I am fascinated with dynamics across timescales in the brain and in the dynamic world. My research has been focusing on how the brain processes complex temporal sequences, regarding natural stimuli such as spoken language and music that are critical to our daily communication and separate us from other species. I use EEG, MEG, and fMRI, but also constructed neural network models, to understand how the brain constructs abstract structures over seconds to tens of seconds in natural stimuli and in real-world laboratories. 

Publications

Representative

Teng, X., Larrouy-Maestri, P., & Poeppel, D. (2021). Segmenting and Predicting Musical Phrase Structure Exploits Neural Gain Modulation and Phase Precession. bioRxiv.

Teng, X., Ma, M., Jin, B., Blohm, S., Cai, Q., Tian, X. (2020) Constraint Structure of Ancient Chinese Poetry Facilitates Speech Content. Current Biology, 30(7), 1299–1305.e7. 

Teng, X., Tian, X., Doelling, K., & Poeppel, D. (2018). Theta band oscillations reflect more than entrainment: behavioral and neural evidence demonstrates an active chunking process. European Journal of Neuroscience, 48(8), 2770-2782.

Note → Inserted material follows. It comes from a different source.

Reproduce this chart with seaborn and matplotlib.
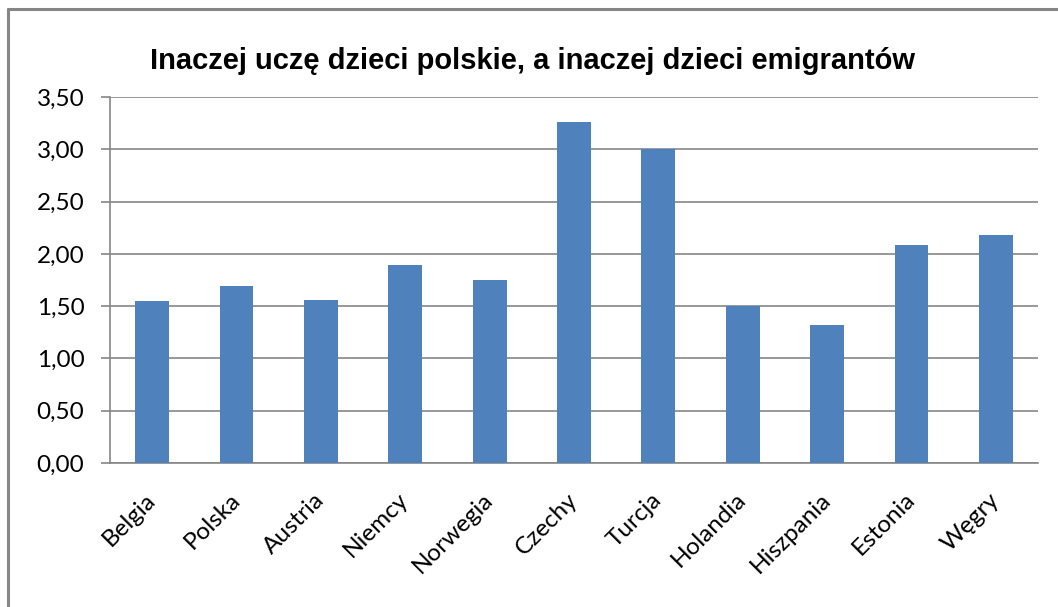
import matplotlib
matplotlib.use('Agg')
import matplotlib.pyplot as plt
import seaborn as sns
import pandas as pd
from matplotlib.lines import Line2D
from matplotlib.ticker import FuncFormatter, MultipleLocator

kraje = ['Belgia', 'Polska', 'Austria', 'Niemcy', 'Norwegia', 'Czechy',
         'Turcja', 'Holandia', 'Hiszpania', 'Estonia', 'Węgry']
wartosci = [1.55, 1.69, 1.56, 1.89, 1.75, 3.26, 3.00, 1.50, 1.32, 2.08, 2.18]
tytul = 'Inaczej uczę dzieci polskie, a inaczej dzieci emigrantów'

df = pd.DataFrame({'kraj': kraje, 'wartosc': wartosci})

sns.set_style('white')
plt.rcParams['font.family'] = ['Lato', 'DejaVu Sans']
plt.rcParams['text.color'] = 'black'
plt.rcParams['xtick.color'] = 'black'
plt.rcParams['ytick.color'] = 'black'

fig = plt.figure(figsize=(10.58, 6.07), dpi=100)
W, H = 1058, 607
ax = fig.add_axes([110 / W, 1 - 463 / H, (1038 - 110) / W, (463 - 97) / H])

sns.barplot(data=df, x='kraj', y='wartosc', color='#4f81bd', width=0.40,
            saturation=1, linewidth=0, ax=ax, zorder=3)

ax.set_ylim(0, 3.5)
ax.set_xlim(-0.5, len(kraje) - 0.5)
ax.yaxis.set_major_locator(MultipleLocator(0.5))
ax.yaxis.set_major_formatter(FuncFormatter(lambda v, p: f'{v:.2f}'.replace('.', ',')))
ax.grid(axis='y', color='#868686', linewidth=1.2, zorder=0)
ax.set_xlabel('')
ax.set_ylabel('')

for s in ['top', 'right']:
    ax.spines[s].set_visible(False)
for s in ['left', 'bottom']:
    ax.spines[s].set_color('#868686')
    ax.spines[s].set_linewidth(1.2)

# ticks on category boundaries
ax.set_xticks([i - 0.5 for i in range(len(kraje) + 1)], minor=True)
ax.tick_params(axis='x', which='minor', length=5.5, color='#868686', width=1.2)
ax.tick_params(axis='x', which='major', length=0, pad=24)
ax.tick_params(axis='y', length=6.5, color='#868686', width=1.2, labelsize=17.5,
               pad=12, left=True)
ax.set_xticks(range(len(kraje)))
ax.set_xticklabels(kraje, rotation=45, ha='right', rotation_mode='anchor',
                   fontsize=17.5)
for lab in ax.get_xticklabels():
    lab.set_va('center')

fig.text(532 / W, 1 - 69 / H, tytul, ha='center', va='baseline',
         fontsize=21, fontweight='bold', family=['Liberation Sans', 'DejaVu Sans'])

# chart frame (left and top edges visible)
fig.add_artist(Line2D([8 / W, 8 / W], [0, 1 - 9 / H], transform=fig.transFigure,
                      color='#868686', linewidth=2.2))
fig.add_artist(Line2D([8 / W, 1], [1 - 9 / H, 1 - 9 / H], transform=fig.transFigure,
                      color='#868686', linewidth=2.2))

plt.savefig('out.png', dpi=100)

Teng, X., Tian, X., Rowland, J., & Poeppel, D. (2017). Concurrent temporal channels for auditory processing: Oscillatory neural entrainment reveals segregation of function at different scales. PLoS biology, 15(11), e2000812.

Teng, X., Tian, X., & Poeppel, D. (2016). Testing multi-scale processing in the auditory system. Scientific reports, 6, 34390.